The difference is, in the thirty year interim between hardcore’s golden age and it’s ultra modern bastardization, the attitude changed. The staunchly-held beliefs that formed the maypole about which the genre could daintily skip had been uprooted, and replaced with a mosh pit, full of kids clamouring for a teeth-chatteringly violent beatdown. There’s nothing inherently wrong with this, as the music has largely held true to its motifs, but it does mean that there is really no longer anything to rebel against. The artists rile the crowds up for pure spectacle, rather than as a statement. Regressive this may be, but also pleasantly simplistic and undemanding. This is the essence of
Laugh Tracks; a release of such unbridled hostility that it manages to effectively and memorably scream in the listener’s face, about precisely nothing, for it's entire runtime. The guitars are distorted with a tone like a 1000-decibel paper bag being crinkled up, the snare drum sounds like someone being repeatedly punched in the face, and the vocals balance precariously on the tightrope between angsty teen wailing and hoarse despair. So far, so modern hardcore. The truly impressive aspect of
Laugh Tracks, though, is the retaining of classic punk/ hardcore hallmarks, such as dominant bass grooves and ABAB riffing, but then injecting it with beatdown-esque rage. This somehow equates the classic styles and updates them, rendering the sound both overtly assaultive, but also disarmingly tuneful at points.
The absence of typical song structures is both a curse and a boon to the band’s sound. Within the genre overall, there is a seeming tendency to write a number of breakdowns and then string them together with slow builds. Thankfully,
Laugh Tracks generally steers clear of this trend, and manages to create a number of tracks with charmingly idiosyncratically additions. The bass interludes of 'Oblivion’s Peak' and 'Deadringer' are notable examples, the thrum of the bass every bit as heavy as needs be to fill the void. A barrage of instruments does not create heaviness, and Knocked Loose clearly understand this, choosing to rely on tone and production rather than the wall of sound many heavy bands try hard to incorporate effectively. Best noted on tracks such as 'Blood Will Have Blood' and 'Billy No Mates', these instrumental segues are appropriate and provide brief melodic respite from the chaos. The release’s fleeting length is another plus, as tracks are punchy and contained, rather than straining for the ‘brooding’ edge that is becoming popular on the scene. The essence of
Laugh Tracks is the attitude; the listener believes in the album’s energy and aggression, and that’s 80% of the work accomplished. 'Counting Worms' and 'No Thanks', express this sentiment perfectly- calculatedly brief, but caustic enough to leave a convincing mark amidst the albums other tracks. The experience overall is not clever, and it doesn’t want to be- it simply wishes to take advantage of the fact the listener has the same capacity for anger as is expressed on the album, and in that, it is a very successful venture.

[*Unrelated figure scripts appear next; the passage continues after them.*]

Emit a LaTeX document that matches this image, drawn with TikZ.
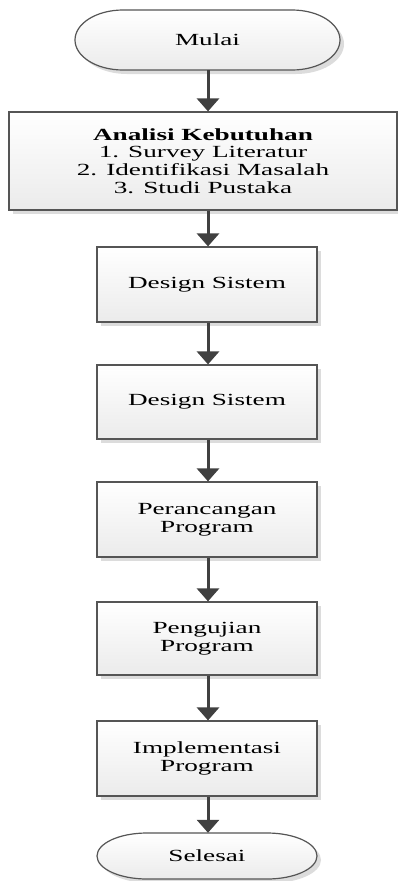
\documentclass[tikz,border=0pt]{standalone}
\usepackage{fontspec}
\setmainfont{Liberation Serif}[FakeStretch=1.6]
\usetikzlibrary{shadows,arrows.meta}
\definecolor{boxline}{HTML}{555555}
\definecolor{arrowgray}{HTML}{404040}
\definecolor{shadowgray}{HTML}{DCDCDC}
\definecolor{fillbottom}{HTML}{EBEBEB}
\tikzset{
  shade/.style={draw=boxline, line width=1.2pt, top color=white, bottom color=fillbottom,
    drop shadow={shadow xshift=4pt, shadow yshift=-4pt, fill=shadowgray, opacity=1}},
  txt/.style={font=\fontsize{17}{17.8}\selectfont, align=center, inner sep=0pt},
  box/.style={shade, txt, rectangle},
  termtext/.style={txt, rectangle, draw=none},
  flow/.style={draw=arrowgray, line width=3pt, -{Triangle[width=22pt,length=13pt]}},
}
% #1 center x, #2 center y, #3 half width, #4 half height, #5 arc x radius
\newcommand\terminalshape[5]{%
  \path[shade] (#1-#3+#5,#2-#4) -- (#1+#3-#5,#2-#4)
    arc[start angle=90,end angle=-90,x radius=#5,y radius=-#4]
    -- (#1-#3+#5,#2+#4)
    arc[start angle=270,end angle=90,x radius=#5,y radius=-#4] -- cycle;}
\begin{document}
\begin{tikzpicture}[x=1pt,y=-1pt]
\useasboundingbox (0,0) rectangle (398,881);
\clip (0,0) rectangle (398,881);
% terminals
\terminalshape{207.5}{40}{132.5}{30}{48}
\terminalshape{207}{856}{110}{23}{50}
\node[termtext, minimum width=265pt, minimum height=60pt] (mulai) at (207.5,40) {Mulai};
\node[box, minimum width=388pt, minimum height=98pt] (analisi) at (203,161)
  {\textbf{Analisi Kebutuhan}\\1. Survey Literatur\\2. Identifikasi Masalah\\3. Studi Pustaka};
\node[box, minimum width=220pt, minimum height=75pt] (design1) at (207,284.5) {Design Sistem};
\node[box, minimum width=220pt, minimum height=74pt] (design2) at (207,402) {Design Sistem};
\node[box, minimum width=220pt, minimum height=75pt] (rancang) at (207,519.5) {Perancangan\\Program};
\node[box, minimum width=220pt, minimum height=73pt] (uji) at (207,638.5) {Pengujian\\Program};
\node[box, minimum width=220pt, minimum height=75pt] (impl) at (207,758.5) {Implementasi\\Program};
\node[termtext, minimum width=220pt, minimum height=46pt] (selesai) at (207,856) {Selesai};
% connectors
\draw[flow] (mulai.south -| 208,0) -- (analisi.north -| 208,0);
\draw[flow] (analisi.south -| 208,0) -- (design1.north -| 208,0);
\draw[flow] (design1.south -| 208,0) -- (design2.north -| 208,0);
\draw[flow] (design2.south -| 208,0) -- (rancang.north -| 208,0);
\draw[flow] (rancang.south -| 208,0) -- (uji.north -| 208,0);
\draw[flow] (uji.south -| 208,0) -- (impl.north -| 208,0);
\draw[flow] (impl.south -| 208,0) -- (selesai.north -| 208,0);
\end{tikzpicture}
\end{document}
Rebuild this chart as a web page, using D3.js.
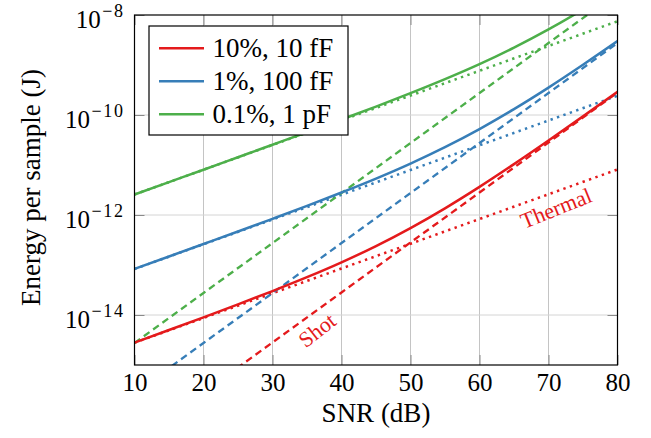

Laugh Tracks is unadulterated rage, in sonic form. Anger is the most basic form of emotion in the human spectrum. Your boss gives you a hard time? Anger. Your internet cuts out? Anger. Your girl cheats on you? Anger. It is a response that acts as a base layer to virtually every negative emotion, and this is what the album understands. It doesn’t require you to make sense of it, decipher it, or understand it. It doesn’t demand anything, but your attention. A continuation of sorts of the band’s massively underrated EP,
Pop Culture,
Laugh Tracks engineers the same style, and incorporates a few other elements into the sound that doesn’t progress the band’s sound so much as thrash around in the pit they’ve already carved out for themselves. This pit is comprised entirely of youthful rage, and such a thing it is too. It allows a confused, warped view of the world to find meaning in the most mundane of things, and for ones in their youth, that sort of thing matters. However, to paraphrase comedian Brendan Burns, as you get older, mustering up fake anger is exhausting. You no longer really identify with the sense of rebellion that comes neatly packaged and ready to let loose. Still, for those jaded with the state of affairs in the world, and generally unaffected by attempted emotionality in the media, it is a rare treat when a release manages to rekindle that burning hatred that sits supressed at the base of your soul- and with
Laugh Tracks, there’s every chance that such a resurgence will happen. If enough people feel the same thing…. well, that’s more or less how punk began in the first place. Whether intentionally or otherwise, Knocked Loose have tapped into the mainline supplying hardcore with its’ bile, and purified it to a clarity that has no agenda or purpose, but to repeatedly kick your ass.